*The request:*
Scan the records for the string "that"; copy each line where it occurs.

*Available data:*

* BEGIN *

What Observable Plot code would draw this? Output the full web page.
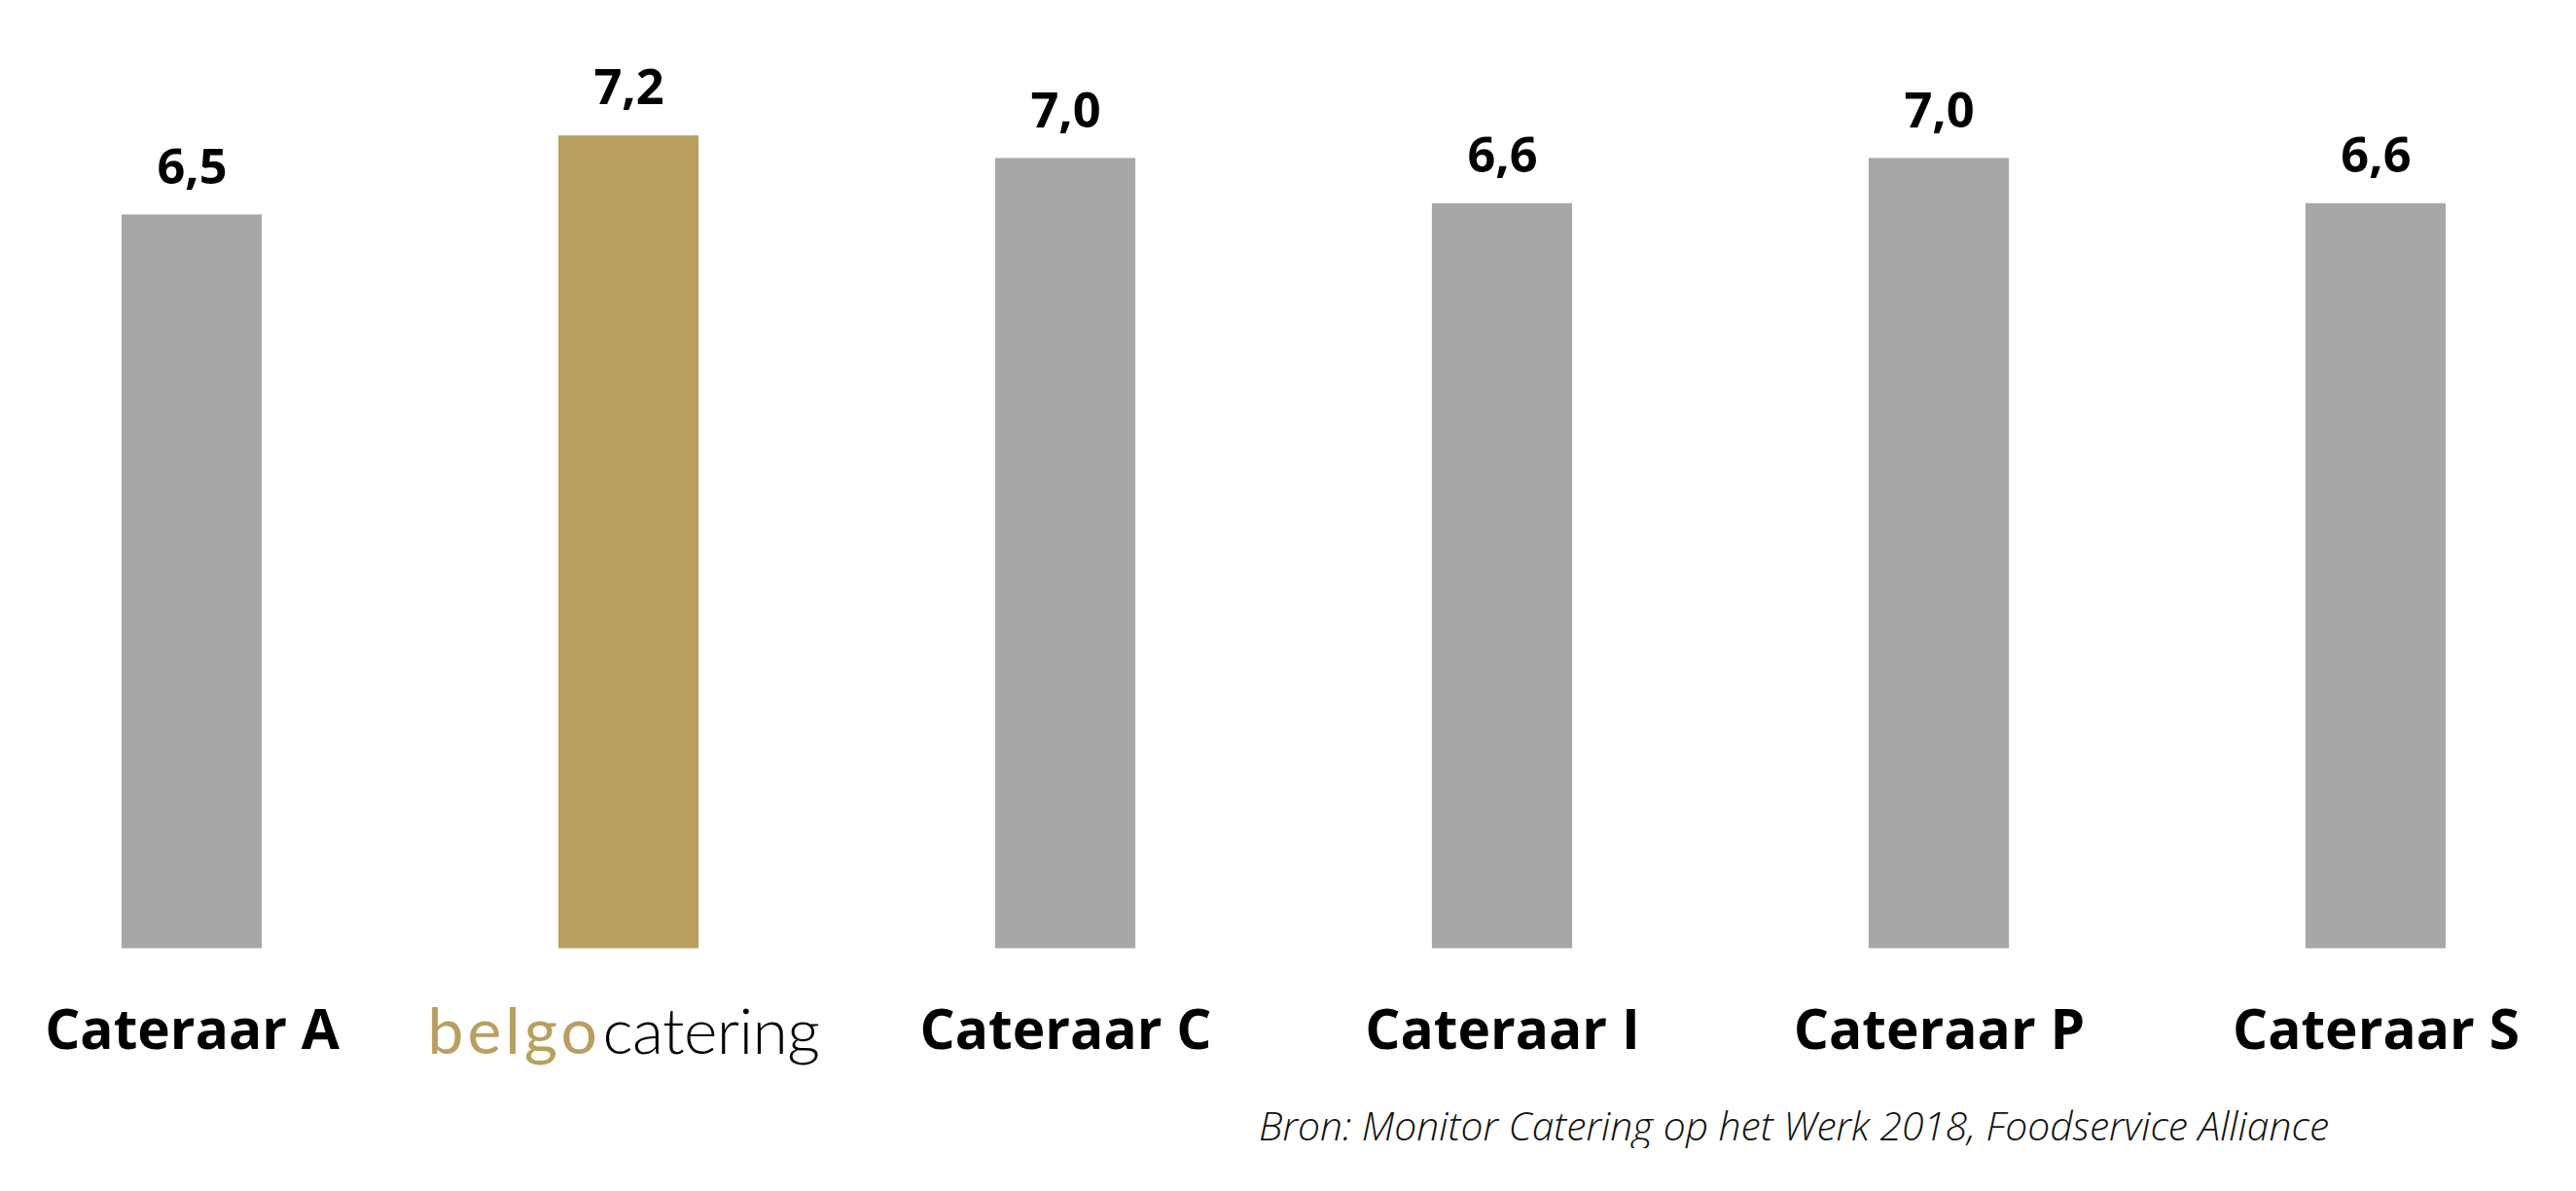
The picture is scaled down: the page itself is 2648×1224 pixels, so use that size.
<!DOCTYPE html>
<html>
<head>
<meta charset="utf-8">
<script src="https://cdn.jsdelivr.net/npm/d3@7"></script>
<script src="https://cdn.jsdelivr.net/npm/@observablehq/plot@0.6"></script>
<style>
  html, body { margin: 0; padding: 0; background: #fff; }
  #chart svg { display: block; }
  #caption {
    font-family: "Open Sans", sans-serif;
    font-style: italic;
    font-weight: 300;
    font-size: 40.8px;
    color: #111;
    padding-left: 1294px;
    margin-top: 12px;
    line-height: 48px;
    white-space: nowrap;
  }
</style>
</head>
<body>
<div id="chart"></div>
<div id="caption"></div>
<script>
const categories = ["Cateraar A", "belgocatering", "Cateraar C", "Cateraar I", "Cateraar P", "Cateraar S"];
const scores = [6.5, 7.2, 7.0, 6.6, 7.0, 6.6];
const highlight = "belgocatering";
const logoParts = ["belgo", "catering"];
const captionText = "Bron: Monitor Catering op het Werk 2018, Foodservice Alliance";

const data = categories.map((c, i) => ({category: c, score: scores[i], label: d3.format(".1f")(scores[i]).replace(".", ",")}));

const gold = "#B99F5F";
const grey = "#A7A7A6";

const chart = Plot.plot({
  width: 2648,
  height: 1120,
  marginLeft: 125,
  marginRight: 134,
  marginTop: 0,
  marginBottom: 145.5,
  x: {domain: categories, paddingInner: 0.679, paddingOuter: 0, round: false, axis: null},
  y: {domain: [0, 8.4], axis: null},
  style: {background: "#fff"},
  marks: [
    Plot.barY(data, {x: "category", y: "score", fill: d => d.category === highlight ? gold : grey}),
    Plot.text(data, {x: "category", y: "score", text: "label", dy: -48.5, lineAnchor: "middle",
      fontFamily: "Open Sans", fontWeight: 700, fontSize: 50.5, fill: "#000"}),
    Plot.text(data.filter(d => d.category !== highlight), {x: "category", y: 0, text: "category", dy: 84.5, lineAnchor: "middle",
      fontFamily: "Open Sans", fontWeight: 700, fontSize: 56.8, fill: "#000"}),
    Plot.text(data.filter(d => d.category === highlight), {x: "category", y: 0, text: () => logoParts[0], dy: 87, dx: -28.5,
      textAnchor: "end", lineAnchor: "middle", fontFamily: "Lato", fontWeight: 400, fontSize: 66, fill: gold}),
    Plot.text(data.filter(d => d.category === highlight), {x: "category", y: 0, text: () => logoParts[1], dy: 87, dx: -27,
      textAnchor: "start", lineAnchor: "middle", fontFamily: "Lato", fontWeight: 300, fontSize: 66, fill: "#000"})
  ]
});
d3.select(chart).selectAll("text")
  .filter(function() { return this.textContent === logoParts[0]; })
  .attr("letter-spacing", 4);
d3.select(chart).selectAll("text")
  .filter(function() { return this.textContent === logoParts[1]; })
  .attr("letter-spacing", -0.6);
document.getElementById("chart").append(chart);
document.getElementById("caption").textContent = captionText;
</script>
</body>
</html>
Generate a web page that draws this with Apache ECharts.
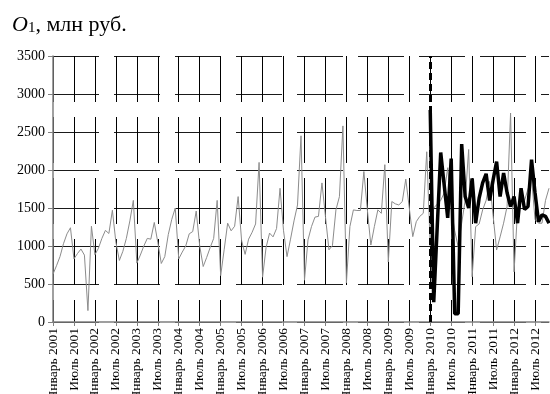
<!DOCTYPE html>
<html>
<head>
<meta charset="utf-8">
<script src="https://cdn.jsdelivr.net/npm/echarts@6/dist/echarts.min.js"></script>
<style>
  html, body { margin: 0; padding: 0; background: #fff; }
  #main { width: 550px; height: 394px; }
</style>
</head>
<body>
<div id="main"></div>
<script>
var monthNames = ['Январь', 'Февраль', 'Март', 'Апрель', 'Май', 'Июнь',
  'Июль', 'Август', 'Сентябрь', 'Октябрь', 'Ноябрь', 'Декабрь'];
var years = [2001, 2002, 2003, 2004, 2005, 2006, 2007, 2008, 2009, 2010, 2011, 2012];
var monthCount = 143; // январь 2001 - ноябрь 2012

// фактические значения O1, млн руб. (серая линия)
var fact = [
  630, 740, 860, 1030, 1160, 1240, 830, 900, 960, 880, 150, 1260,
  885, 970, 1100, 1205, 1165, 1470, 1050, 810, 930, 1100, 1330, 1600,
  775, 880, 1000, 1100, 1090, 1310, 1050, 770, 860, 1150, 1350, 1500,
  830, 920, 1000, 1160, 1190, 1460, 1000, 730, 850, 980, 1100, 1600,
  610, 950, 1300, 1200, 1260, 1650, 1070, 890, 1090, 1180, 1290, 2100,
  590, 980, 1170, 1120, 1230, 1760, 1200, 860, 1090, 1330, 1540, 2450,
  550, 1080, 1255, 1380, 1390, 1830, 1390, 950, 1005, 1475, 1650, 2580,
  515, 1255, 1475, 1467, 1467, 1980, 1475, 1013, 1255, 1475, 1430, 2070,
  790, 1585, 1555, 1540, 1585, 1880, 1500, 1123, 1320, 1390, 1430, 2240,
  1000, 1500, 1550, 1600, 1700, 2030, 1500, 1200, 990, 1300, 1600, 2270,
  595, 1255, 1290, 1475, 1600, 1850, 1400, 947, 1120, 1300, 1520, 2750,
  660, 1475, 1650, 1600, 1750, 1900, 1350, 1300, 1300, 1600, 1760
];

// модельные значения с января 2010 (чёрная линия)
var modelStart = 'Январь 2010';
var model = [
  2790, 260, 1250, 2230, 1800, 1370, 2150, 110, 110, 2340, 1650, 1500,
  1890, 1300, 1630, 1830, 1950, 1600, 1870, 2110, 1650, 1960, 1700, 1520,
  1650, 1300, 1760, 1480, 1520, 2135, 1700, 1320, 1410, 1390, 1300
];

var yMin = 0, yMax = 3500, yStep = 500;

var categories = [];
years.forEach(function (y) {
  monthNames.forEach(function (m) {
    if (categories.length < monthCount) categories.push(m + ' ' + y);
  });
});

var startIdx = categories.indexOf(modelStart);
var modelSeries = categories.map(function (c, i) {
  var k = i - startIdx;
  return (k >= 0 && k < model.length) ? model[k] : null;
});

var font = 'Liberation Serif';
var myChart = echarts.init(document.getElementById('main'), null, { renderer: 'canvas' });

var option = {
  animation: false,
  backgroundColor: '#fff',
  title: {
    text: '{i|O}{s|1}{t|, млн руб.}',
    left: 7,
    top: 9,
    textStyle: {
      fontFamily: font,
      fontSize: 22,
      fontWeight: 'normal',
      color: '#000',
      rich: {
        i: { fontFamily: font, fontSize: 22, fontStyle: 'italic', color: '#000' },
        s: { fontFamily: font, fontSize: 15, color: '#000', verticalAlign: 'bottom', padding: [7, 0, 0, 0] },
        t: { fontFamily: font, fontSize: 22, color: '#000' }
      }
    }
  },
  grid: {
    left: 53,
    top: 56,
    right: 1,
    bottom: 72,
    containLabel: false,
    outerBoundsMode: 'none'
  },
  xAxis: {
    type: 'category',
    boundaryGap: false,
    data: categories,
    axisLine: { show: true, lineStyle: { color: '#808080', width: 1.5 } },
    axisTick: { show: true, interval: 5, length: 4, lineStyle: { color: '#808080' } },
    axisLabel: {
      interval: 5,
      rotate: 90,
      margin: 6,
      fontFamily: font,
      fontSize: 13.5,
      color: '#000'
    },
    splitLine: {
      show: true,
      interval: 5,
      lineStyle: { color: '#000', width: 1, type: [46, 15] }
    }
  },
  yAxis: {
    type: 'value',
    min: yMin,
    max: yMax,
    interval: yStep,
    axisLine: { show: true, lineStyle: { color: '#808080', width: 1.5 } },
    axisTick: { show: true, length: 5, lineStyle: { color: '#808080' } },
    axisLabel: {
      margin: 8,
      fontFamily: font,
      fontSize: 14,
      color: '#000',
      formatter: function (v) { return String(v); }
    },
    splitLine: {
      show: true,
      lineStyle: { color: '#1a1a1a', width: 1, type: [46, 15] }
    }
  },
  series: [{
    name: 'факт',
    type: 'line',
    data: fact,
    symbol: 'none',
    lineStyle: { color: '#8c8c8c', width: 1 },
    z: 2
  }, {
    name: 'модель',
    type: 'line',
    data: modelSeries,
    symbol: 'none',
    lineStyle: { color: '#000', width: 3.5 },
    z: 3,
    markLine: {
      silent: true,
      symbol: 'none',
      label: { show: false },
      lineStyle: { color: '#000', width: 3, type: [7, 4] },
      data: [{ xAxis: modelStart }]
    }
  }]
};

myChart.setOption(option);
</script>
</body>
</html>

* END *

*Output of the task:*
The picture is scaled down: the page itself is 2648×1224 pixels, so use that size.
Generate a web page that draws this with Apache ECharts.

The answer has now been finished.